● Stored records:

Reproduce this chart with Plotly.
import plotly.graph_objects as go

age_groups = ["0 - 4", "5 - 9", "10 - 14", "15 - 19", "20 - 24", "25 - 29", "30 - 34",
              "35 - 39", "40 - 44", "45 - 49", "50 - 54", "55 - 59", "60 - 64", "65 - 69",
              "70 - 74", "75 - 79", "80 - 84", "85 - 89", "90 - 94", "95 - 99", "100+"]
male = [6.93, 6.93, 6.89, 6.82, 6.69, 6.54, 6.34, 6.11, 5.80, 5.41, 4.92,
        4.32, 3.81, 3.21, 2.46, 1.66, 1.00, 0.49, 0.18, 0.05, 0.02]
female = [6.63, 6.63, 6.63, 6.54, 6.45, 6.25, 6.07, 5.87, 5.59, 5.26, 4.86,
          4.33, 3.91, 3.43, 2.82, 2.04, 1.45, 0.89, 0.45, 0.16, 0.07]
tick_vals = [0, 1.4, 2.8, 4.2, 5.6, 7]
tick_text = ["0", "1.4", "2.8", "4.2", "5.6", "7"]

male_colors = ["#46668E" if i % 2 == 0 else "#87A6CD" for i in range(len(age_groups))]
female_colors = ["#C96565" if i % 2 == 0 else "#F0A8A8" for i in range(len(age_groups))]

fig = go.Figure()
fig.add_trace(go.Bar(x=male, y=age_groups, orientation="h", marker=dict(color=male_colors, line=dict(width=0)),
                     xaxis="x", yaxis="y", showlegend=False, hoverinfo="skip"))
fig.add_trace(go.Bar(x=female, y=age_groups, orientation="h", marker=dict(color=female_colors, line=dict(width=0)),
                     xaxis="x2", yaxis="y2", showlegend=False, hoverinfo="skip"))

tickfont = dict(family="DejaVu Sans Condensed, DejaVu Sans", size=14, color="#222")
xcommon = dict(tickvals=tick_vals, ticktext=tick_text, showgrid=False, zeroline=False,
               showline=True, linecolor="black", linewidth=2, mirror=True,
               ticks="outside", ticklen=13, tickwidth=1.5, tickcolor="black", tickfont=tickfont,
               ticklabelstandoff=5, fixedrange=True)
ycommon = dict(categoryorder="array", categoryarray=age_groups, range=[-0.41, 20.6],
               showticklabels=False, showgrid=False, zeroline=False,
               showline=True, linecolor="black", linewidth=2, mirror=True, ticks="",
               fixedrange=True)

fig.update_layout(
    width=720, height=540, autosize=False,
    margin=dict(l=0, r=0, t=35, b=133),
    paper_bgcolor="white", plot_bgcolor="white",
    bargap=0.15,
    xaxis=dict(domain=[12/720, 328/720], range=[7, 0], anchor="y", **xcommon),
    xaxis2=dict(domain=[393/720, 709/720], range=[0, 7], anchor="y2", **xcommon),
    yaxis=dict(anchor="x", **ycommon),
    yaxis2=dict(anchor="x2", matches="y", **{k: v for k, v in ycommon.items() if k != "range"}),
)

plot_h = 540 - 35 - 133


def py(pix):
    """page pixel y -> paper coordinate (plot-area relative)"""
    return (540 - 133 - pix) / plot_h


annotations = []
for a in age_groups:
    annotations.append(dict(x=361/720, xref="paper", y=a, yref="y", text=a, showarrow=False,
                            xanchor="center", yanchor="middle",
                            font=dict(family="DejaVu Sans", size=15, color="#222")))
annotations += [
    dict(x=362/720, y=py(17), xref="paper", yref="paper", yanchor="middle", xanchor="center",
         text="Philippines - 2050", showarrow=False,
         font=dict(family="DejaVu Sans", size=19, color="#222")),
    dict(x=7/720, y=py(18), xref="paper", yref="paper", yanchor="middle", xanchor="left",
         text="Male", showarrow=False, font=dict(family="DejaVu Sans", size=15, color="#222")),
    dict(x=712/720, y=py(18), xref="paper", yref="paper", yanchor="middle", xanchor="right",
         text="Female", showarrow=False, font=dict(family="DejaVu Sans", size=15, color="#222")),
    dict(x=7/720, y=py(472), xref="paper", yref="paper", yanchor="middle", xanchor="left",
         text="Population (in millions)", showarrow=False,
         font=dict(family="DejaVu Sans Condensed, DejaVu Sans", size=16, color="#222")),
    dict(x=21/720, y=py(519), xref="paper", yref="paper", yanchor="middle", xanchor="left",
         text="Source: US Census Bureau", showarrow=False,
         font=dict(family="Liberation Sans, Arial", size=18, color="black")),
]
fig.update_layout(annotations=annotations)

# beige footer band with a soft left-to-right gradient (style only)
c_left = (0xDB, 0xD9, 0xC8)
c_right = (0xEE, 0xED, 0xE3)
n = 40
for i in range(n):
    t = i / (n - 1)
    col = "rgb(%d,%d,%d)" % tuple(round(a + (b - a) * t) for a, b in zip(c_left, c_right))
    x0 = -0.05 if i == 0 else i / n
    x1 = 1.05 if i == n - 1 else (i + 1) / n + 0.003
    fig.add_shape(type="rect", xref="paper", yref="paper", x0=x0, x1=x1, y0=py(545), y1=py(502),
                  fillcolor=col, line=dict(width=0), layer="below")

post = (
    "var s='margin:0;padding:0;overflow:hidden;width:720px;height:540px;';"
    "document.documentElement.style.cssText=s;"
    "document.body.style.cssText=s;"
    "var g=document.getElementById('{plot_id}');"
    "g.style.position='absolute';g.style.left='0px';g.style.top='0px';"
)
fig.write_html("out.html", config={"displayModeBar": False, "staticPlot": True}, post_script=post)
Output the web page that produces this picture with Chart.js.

● What is required:
Give back the opening line of the records above and every line after it, up to and including the one with "import plotly.graph_objects as go", unchanged.

● Written answer:
Reproduce this chart with Plotly.
import plotly.graph_objects as go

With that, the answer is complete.